***** Records *****

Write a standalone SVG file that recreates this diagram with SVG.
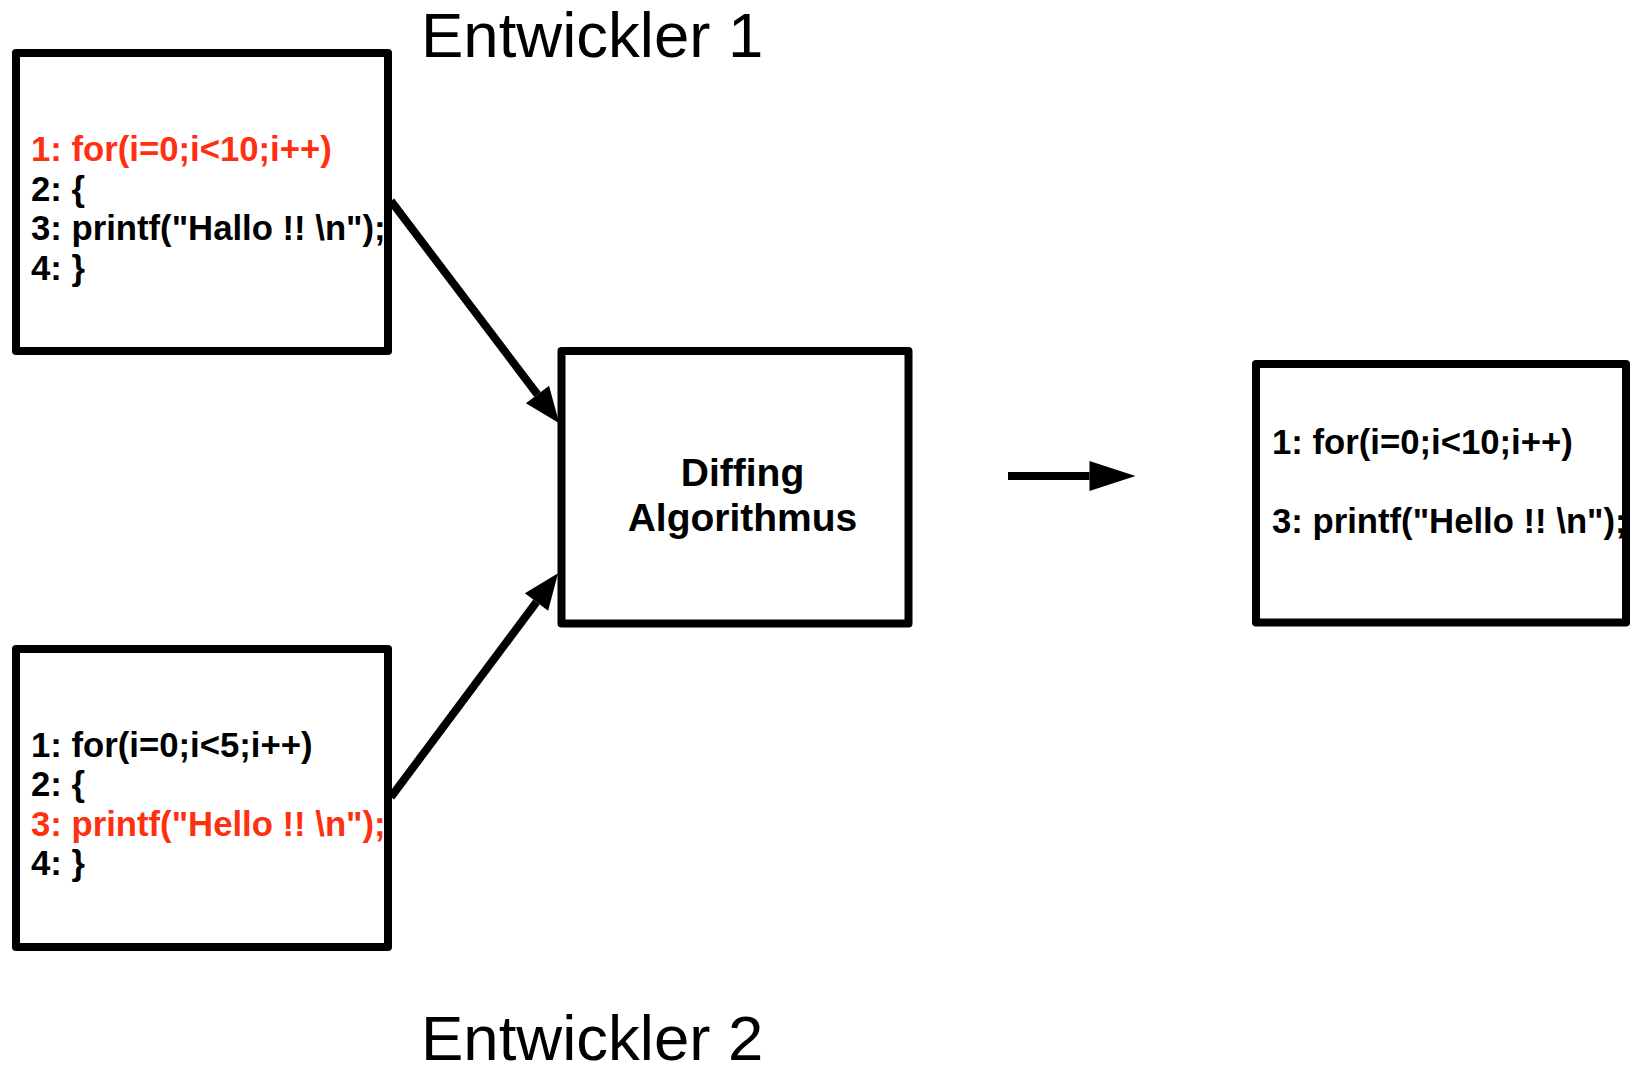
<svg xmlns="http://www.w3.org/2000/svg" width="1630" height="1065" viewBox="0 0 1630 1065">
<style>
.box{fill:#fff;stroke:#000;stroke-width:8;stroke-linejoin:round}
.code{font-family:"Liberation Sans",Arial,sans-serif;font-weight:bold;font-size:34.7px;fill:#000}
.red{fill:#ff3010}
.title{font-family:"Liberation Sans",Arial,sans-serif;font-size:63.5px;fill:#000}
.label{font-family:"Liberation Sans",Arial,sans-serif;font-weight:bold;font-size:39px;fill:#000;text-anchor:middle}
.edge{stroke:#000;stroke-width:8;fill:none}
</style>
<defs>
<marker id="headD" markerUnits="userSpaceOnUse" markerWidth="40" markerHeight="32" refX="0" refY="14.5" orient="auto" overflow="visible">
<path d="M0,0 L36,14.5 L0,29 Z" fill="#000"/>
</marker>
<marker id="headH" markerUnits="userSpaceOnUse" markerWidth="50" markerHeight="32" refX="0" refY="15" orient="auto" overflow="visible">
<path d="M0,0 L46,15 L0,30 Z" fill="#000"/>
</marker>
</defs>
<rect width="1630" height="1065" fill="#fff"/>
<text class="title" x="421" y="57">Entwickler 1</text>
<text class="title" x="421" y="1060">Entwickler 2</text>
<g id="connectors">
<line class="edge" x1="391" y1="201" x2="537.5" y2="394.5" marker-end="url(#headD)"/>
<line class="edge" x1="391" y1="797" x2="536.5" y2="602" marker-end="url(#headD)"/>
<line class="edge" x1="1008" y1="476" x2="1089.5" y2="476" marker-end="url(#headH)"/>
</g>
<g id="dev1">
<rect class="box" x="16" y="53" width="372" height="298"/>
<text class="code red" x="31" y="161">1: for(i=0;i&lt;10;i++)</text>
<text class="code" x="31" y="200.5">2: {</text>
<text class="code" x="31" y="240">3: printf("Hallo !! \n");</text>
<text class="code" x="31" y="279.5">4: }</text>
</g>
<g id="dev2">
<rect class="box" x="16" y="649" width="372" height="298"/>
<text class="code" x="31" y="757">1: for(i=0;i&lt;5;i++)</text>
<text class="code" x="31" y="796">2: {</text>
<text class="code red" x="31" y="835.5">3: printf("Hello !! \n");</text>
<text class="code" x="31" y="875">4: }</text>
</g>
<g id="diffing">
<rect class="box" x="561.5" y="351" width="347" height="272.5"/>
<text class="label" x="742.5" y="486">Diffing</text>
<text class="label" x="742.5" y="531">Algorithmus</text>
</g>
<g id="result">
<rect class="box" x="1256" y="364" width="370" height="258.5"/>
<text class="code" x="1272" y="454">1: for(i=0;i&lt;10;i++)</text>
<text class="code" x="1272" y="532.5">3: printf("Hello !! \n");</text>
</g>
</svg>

*****
***** Records *****

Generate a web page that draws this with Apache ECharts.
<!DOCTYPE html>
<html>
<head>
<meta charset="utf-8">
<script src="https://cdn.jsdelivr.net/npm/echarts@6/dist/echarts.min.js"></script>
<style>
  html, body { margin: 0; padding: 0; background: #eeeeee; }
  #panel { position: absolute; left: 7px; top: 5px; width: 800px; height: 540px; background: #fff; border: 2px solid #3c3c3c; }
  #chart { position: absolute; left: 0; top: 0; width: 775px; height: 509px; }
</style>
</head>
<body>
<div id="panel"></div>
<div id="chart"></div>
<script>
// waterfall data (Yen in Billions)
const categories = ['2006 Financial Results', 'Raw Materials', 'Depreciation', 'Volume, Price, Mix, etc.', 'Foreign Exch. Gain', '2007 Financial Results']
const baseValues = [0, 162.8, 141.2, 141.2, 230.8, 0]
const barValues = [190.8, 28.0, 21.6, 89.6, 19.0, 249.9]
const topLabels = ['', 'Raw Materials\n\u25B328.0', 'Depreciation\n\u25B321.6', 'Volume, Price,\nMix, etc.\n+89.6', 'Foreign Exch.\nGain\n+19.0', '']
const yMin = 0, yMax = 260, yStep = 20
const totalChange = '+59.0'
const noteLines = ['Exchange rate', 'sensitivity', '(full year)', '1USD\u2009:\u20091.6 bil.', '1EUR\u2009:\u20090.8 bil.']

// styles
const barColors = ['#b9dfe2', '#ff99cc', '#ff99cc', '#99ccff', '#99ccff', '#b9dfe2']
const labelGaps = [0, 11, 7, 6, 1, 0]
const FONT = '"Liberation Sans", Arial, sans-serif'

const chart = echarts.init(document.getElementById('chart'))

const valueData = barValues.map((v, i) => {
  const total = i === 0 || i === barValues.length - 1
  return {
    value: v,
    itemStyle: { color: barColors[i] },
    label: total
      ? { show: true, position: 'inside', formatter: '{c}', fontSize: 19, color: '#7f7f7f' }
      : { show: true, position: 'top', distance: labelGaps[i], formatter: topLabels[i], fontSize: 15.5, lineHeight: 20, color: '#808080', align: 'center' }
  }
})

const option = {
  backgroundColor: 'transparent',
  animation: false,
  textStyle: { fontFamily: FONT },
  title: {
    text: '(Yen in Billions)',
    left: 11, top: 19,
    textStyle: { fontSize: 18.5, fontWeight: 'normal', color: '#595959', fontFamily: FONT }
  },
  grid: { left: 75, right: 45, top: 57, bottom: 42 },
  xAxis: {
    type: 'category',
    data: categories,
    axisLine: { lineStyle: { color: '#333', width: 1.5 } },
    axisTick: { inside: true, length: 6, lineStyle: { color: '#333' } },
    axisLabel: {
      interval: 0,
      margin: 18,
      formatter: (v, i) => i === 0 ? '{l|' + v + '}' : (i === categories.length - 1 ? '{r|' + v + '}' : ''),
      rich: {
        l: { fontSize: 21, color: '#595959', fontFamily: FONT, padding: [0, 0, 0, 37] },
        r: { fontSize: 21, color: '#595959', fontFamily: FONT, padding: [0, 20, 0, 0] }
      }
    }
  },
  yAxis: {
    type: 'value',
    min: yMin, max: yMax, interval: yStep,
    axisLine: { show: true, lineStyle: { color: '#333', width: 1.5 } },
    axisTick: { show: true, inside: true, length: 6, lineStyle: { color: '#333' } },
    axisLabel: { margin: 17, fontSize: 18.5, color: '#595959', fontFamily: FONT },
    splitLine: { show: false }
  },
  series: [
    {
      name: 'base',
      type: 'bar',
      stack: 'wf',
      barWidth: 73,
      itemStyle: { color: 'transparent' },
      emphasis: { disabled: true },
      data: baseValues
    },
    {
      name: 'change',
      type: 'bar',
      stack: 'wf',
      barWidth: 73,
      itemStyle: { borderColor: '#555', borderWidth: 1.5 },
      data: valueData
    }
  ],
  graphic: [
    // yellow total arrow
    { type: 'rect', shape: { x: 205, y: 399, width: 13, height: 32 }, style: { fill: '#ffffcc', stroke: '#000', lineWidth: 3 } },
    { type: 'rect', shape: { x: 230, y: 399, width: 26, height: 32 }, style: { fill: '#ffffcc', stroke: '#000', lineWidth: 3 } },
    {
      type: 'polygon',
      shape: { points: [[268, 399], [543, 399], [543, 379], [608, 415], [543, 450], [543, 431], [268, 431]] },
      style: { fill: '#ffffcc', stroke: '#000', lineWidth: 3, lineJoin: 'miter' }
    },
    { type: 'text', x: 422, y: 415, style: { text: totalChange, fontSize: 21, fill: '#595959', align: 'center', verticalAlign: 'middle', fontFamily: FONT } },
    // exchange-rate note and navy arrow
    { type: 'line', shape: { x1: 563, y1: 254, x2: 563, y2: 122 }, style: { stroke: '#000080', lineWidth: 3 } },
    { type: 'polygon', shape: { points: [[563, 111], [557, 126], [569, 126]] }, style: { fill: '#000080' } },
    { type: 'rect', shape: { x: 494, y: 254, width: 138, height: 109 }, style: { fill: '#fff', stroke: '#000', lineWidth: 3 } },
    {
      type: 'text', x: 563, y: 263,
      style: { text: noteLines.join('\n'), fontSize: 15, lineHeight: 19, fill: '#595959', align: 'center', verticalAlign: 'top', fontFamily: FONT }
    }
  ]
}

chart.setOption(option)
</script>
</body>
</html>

*****

## Required work
Extract and output the part that opens with the line containing "Generate a web" and closes with the line containing "const chart = echarts.init(document.getElementById('chart'))", unchanged, ends included.

## Task solution
Generate a web page that draws this with Apache ECharts.
<!DOCTYPE html>
<html>
<head>
<meta charset="utf-8">
<script src="https://cdn.jsdelivr.net/npm/echarts@6/dist/echarts.min.js"></script>
<style>
  html, body { margin: 0; padding: 0; background: #eeeeee; }
  #panel { position: absolute; left: 7px; top: 5px; width: 800px; height: 540px; background: #fff; border: 2px solid #3c3c3c; }
  #chart { position: absolute; left: 0; top: 0; width: 775px; height: 509px; }
</style>
</head>
<body>
<div id="panel"></div>
<div id="chart"></div>
<script>
// waterfall data (Yen in Billions)
const categories = ['2006 Financial Results', 'Raw Materials', 'Depreciation', 'Volume, Price, Mix, etc.', 'Foreign Exch. Gain', '2007 Financial Results']
const baseValues = [0, 162.8, 141.2, 141.2, 230.8, 0]
const barValues = [190.8, 28.0, 21.6, 89.6, 19.0, 249.9]
const topLabels = ['', 'Raw Materials\n\u25B328.0', 'Depreciation\n\u25B321.6', 'Volume, Price,\nMix, etc.\n+89.6', 'Foreign Exch.\nGain\n+19.0', '']
const yMin = 0, yMax = 260, yStep = 20
const totalChange = '+59.0'
const noteLines = ['Exchange rate', 'sensitivity', '(full year)', '1USD\u2009:\u20091.6 bil.', '1EUR\u2009:\u20090.8 bil.']

// styles
const barColors = ['#b9dfe2', '#ff99cc', '#ff99cc', '#99ccff', '#99ccff', '#b9dfe2']
const labelGaps = [0, 11, 7, 6, 1, 0]
const FONT = '"Liberation Sans", Arial, sans-serif'

const chart = echarts.init(document.getElementById('chart'))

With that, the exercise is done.